Growth in Chicago-area business activity decelerated for the third straight month in October, according to a report released by MNI Indicators on Wednesday.
MNI Indicators said its Chicago business barometer fell to 58.4 in October from 60.4 in September, although a reading above 50 still indicates growth. Economists had expected the index to edge down to 60.0.
The bigger than expected drop by the business barometer came as a decline in order book growth and unfinished orders more than offset a rise in output, delivery times and employment.
“The MNI Chicago Business Barometer continued to revert back towards trend-levels in October, cooling off after a hot and unsustainable run last year,” said Jamie Satchi, Economist at MNI Indicators.
He added, “Production continues to be restrained by issues between firms and their suppliers, reflected by Supplier Deliveries at a 14-year high, while the latest raft of tariffs on Chinese goods appears to be exacerbating uncertainty across firms.”
The report said the new orders index fell for the sixth time this year, hitting its lowest level since January of 2017. The order backlogs index also receded to a level last seen lower in April, when it slipped below the neutral mark for the first time in 13 months.

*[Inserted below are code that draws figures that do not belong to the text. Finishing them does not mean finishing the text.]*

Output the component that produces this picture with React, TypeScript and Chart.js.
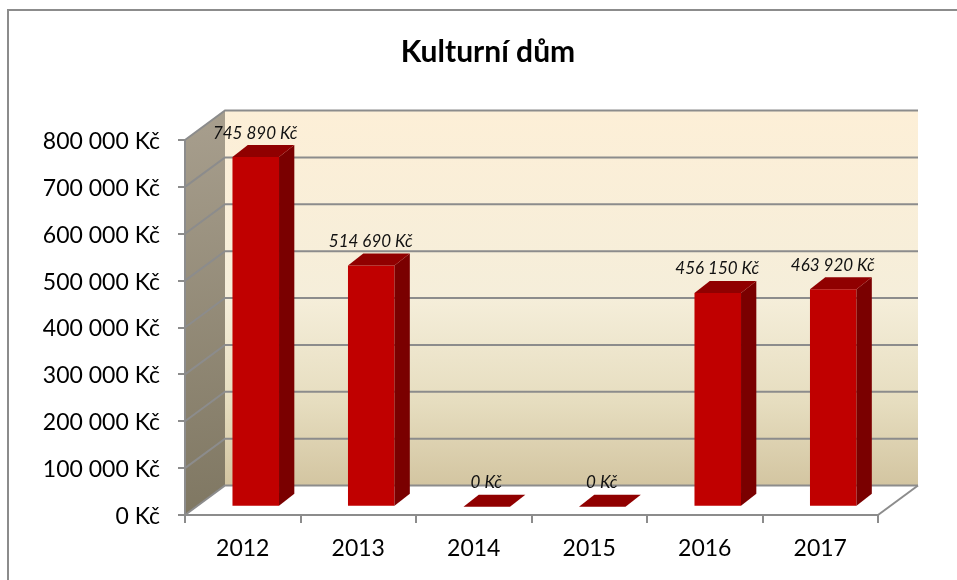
import React, { useEffect, useRef } from "react";
import { Chart, registerables } from "chart.js";

Chart.register(...registerables);

const years = ["2012", "2013", "2014", "2015", "2016", "2017"];
const costs = [745890, 514690, 0, 0, 456150, 463920];
const chartTitle = "Kulturní dům";
const axisMax = 800000;
const axisStep = 100000;

const FONT = "Lato, Carlito, 'Open Sans', sans-serif";
const GRID = "#8c8c8c";
const WALL = { dx: 40, dy: -29.5 };
const BAR_SHIFT = { dx: 13, dy: -8.3 };
const BAR_DEPTH = { dx: 15.3, dy: -12 };

const money = (v: number) =>
  String(v).replace(/\B(?=(\d{3})+(?!\d))/g, " ") + " Kč";

const scene = {
  id: "scene",
  afterLayout(chart: any) {
    // tick labels are clipped to the scale box: let it reach the canvas edge
    chart.scales.y.left = 0;
  },
  beforeDraw(chart: any) {
    const { ctx, chartArea: a, scales } = chart;
    const y = scales.y;
    ctx.save();
    ctx.fillStyle = "#ffffff";
    ctx.fillRect(0, 0, chart.width, chart.height);

    // outer chart frame
    ctx.strokeStyle = GRID;
    ctx.lineWidth = 2;
    ctx.beginPath();
    ctx.moveTo(8, chart.height + 2);
    ctx.lineTo(8, 10);
    ctx.lineTo(chart.width + 2, 10);
    ctx.stroke();

    // left wall
    const lg = ctx.createLinearGradient(a.left, a.top + WALL.dy, a.left + WALL.dx, a.bottom);
    lg.addColorStop(0, "#a89f8e");
    lg.addColorStop(1, "#7f7762");
    ctx.fillStyle = lg;
    ctx.beginPath();
    ctx.moveTo(a.left, a.top);
    ctx.lineTo(a.left + WALL.dx, a.top + WALL.dy);
    ctx.lineTo(a.left + WALL.dx, a.bottom + WALL.dy);
    ctx.lineTo(a.left, a.bottom);
    ctx.closePath();
    ctx.fill();

    // back wall
    const bg = ctx.createLinearGradient(0, a.top + WALL.dy, 0, a.bottom + WALL.dy);
    bg.addColorStop(0, "#fdefd7");
    bg.addColorStop(0.5, "#f5eeda");
    bg.addColorStop(0.78, "#e6ddbf");
    bg.addColorStop(1, "#d3c5a1");
    ctx.fillStyle = bg;
    ctx.fillRect(a.left + WALL.dx, a.top + WALL.dy, a.right - a.left, a.bottom - a.top);

    // gridlines wrapping the walls
    ctx.strokeStyle = GRID;
    ctx.lineWidth = 2;
    y.ticks.forEach((t: any) => {
      const py = y.getPixelForValue(t.value);
      ctx.beginPath();
      ctx.moveTo(a.left, py);
      ctx.lineTo(a.left + WALL.dx, py + WALL.dy);
      ctx.lineTo(a.right + WALL.dx, py + WALL.dy);
      ctx.stroke();
    });
    // right floor edge
    ctx.beginPath();
    ctx.moveTo(a.right, a.bottom);
    ctx.lineTo(a.right + WALL.dx, a.bottom + WALL.dy);
    ctx.stroke();
    ctx.restore();
  },
  beforeDatasetsDraw(chart: any) {
    chart.ctx.save();
    chart.ctx.translate(BAR_SHIFT.dx, BAR_SHIFT.dy);
  },
  afterDatasetsDraw(chart: any) {
    const { ctx } = chart;
    const meta = chart.getDatasetMeta(0);
    meta.data.forEach((el: any, i: number) => {
      const l = el.x - el.width / 2;
      const r = el.x + el.width / 2;
      const top = el.y;
      const base = el.base;
      // side face
      if (base - top > 0.5) {
        ctx.fillStyle = "#7a0000";
        ctx.beginPath();
        ctx.moveTo(r, top);
        ctx.lineTo(r + BAR_DEPTH.dx, top + BAR_DEPTH.dy);
        ctx.lineTo(r + BAR_DEPTH.dx, base + BAR_DEPTH.dy);
        ctx.lineTo(r, base);
        ctx.closePath();
        ctx.fill();
      }
      // top face
      ctx.fillStyle = "#900000";
      ctx.beginPath();
      ctx.moveTo(l, top);
      ctx.lineTo(l + BAR_DEPTH.dx, top + BAR_DEPTH.dy);
      ctx.lineTo(r + BAR_DEPTH.dx, top + BAR_DEPTH.dy);
      ctx.lineTo(r, top);
      ctx.closePath();
      ctx.fill();
      // value label
      ctx.fillStyle = "#111111";
      ctx.font = `italic 17px ${FONT}`;
      ctx.textAlign = "center";
      ctx.textBaseline = "middle";
      ctx.fillText(money(costs[i]), el.x - 0.5, top - 24);
    });
    ctx.restore();
  },
};

export default function App() {
  const ref = useRef<HTMLCanvasElement>(null);
  useEffect(() => {
    const chart = new Chart(ref.current as HTMLCanvasElement, {
      type: "bar",
      data: {
        labels: years,
        datasets: [
          {
            data: costs,
            backgroundColor: "#c00000",
            borderWidth: 0,
            barPercentage: 0.403,
            categoryPercentage: 1,
          },
        ],
      },
      options: {
        responsive: false,
        animation: false,
        layout: { padding: { left: 98, right: 79, top: 0, bottom: 0 } },
        plugins: {
          legend: { display: false },
          tooltip: { enabled: false },
          title: {
            display: true,
            text: chartTitle,
            color: "#000000",
            font: { family: FONT, size: 30, weight: "bold" },
            padding: { top: 34, bottom: 70 },
          },
        },
        scales: {
          x: {
            afterFit(s: any) {
              s.height = 65;
            },
            border: { display: true, color: GRID, width: 2 },
            grid: {
              drawOnChartArea: false,
              drawTicks: true,
              tickLength: 8,
              color: GRID,
              lineWidth: 2,
            },
            ticks: {
              color: "#000000",
              font: { family: FONT, size: 23 },
              padding: 12,
              maxRotation: 0,
            },
          },
          y: {
            min: 0,
            max: axisMax,
            afterFit(s: any) {
              s.width = 87;
            },
            border: { display: true, color: GRID, width: 2 },
            grid: {
              drawOnChartArea: false,
              drawTicks: true,
              tickLength: 7,
              color: GRID,
              lineWidth: 2,
            },
            ticks: {
              stepSize: axisStep,
              color: "#000000",
              font: { family: FONT, size: 23 },
              padding: 18,
              labelOffset: 1.5,
              callback: (v: any) => money(Number(v)),
            },
          },
        },
      },
      plugins: [scene],
    } as any);
    return () => chart.destroy();
  }, []);
  return (
    <div style={{ position: "fixed", left: 0, top: 0 }}>
      <canvas ref={ref} width={957} height={580} style={{ display: "block" }} />
    </div>
  );
}
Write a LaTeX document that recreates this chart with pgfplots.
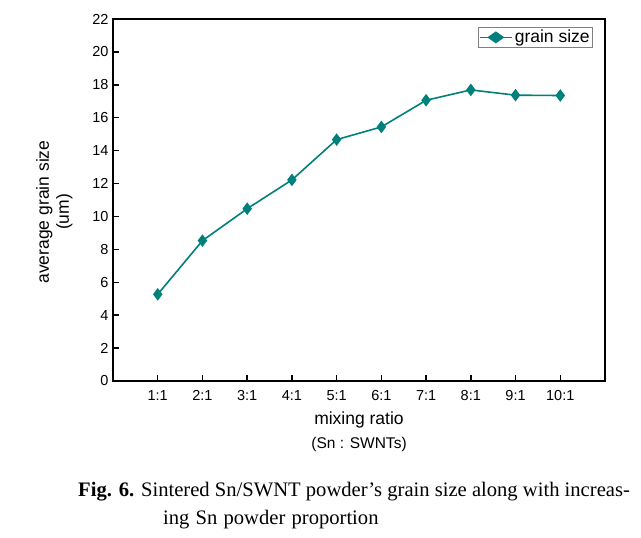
\documentclass[border=0pt]{standalone}
\usepackage{fontspec}
\setmainfont{Liberation Sans}
\newfontfamily\capfont{Liberation Serif}
\usepackage{pgfplots}
\pgfplotsset{compat=1.18}
\definecolor{teal1}{RGB}{0,128,122}
\begin{document}
\begin{tikzpicture}
\path[use as bounding box] (0,0) rectangle (641bp,538bp);
\begin{axis}[
  at={(113bp,157bp)}, anchor=south west,
  scale only axis, width=492bp, height=362bp,
  xmin=0, xmax=11, ymin=0, ymax=22,
  xtick={1,...,10},
  xticklabels={1:1,2:1,3:1,4:1,5:1,6:1,7:1,8:1,9:1,10:1},
  ytick={0,2,...,22},
  tick align=inside,
  xtick pos=bottom, ytick pos=left,
  major tick length=6bp,
  axis line style={line width=2bp},
  tick style={line width=1.4bp, black},
  tick label style={font=\fontsize{14.5bp}{16bp}\selectfont},
  xticklabel style={yshift=-6bp},
  yticklabel style={xshift=-1bp},
  /pgf/number format/assume math mode=true,
  xlabel={mixing ratio\\[3bp]{\fontsize{15.5bp}{17bp}\selectfont(Sn : SWNTs)}},
  xlabel style={align=center, font=\fontsize{17.5bp}{21bp}\selectfont, yshift=-4bp},
  ylabel={average grain size\\(um)},
  ylabel style={align=center, font=\fontsize{17.5bp}{20bp}\selectfont, yshift=13bp, xshift=-12bp},
  legend style={at={(rel axis cs:1,1)}, anchor=north east, xshift=-12bp, yshift=-8bp,
    draw=gray, line width=0.6bp, font=\fontsize{17.5bp}{19bp}\selectfont,
    inner sep=1bp, row sep=0bp},
  legend cell align=left,
  legend image post style={xscale=1.9},
]
\addplot[color=teal1, line width=1.6bp, mark=diamond*, mark size=5bp,
  mark options={fill=teal1, draw=teal1}]
  coordinates {(1,5.27) (2,8.53) (3,10.47) (4,12.22) (5,14.67) (6,15.44) (7,17.06) (8,17.69) (9,17.37) (10,17.35)};
\addlegendentry{grain size}
\end{axis}
\node[anchor=base west, font=\capfont\fontsize{20.6bp}{24bp}\selectfont, inner sep=0] at (78bp,41bp)
  {\textbf{Fig. 6.} Sintered Sn/SWNT powder’s grain size along with increas-};
\node[anchor=base west, font=\capfont\fontsize{20.6bp}{24bp}\selectfont, inner sep=0] at (163bp,14bp)
  {ing\hspace{0.3em}Sn\hspace{0.3em}powder\hspace{0.3em}proportion};
\end{tikzpicture}
\end{document}
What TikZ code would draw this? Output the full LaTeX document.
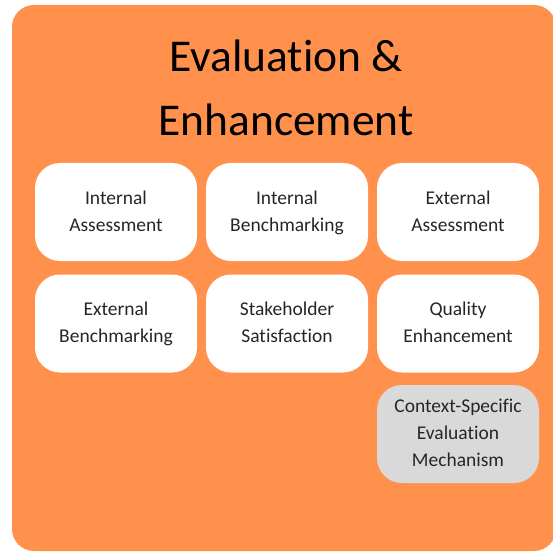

On the other hand, the output index increased marginally and the employment indicator rose for the first time since July.
MNI Indicators also said the supplier deliveries index reached its highest level in over fourteen years, with some firms attributing the increasing wait times to under-staffed suppliers.
The prices paid index remained locked in a historically elevated range, as some firms saw higher unit prices on invoices for the first time, on the back of further import tariffs levied on China, while others expect shortages to push prices higher over the coming months.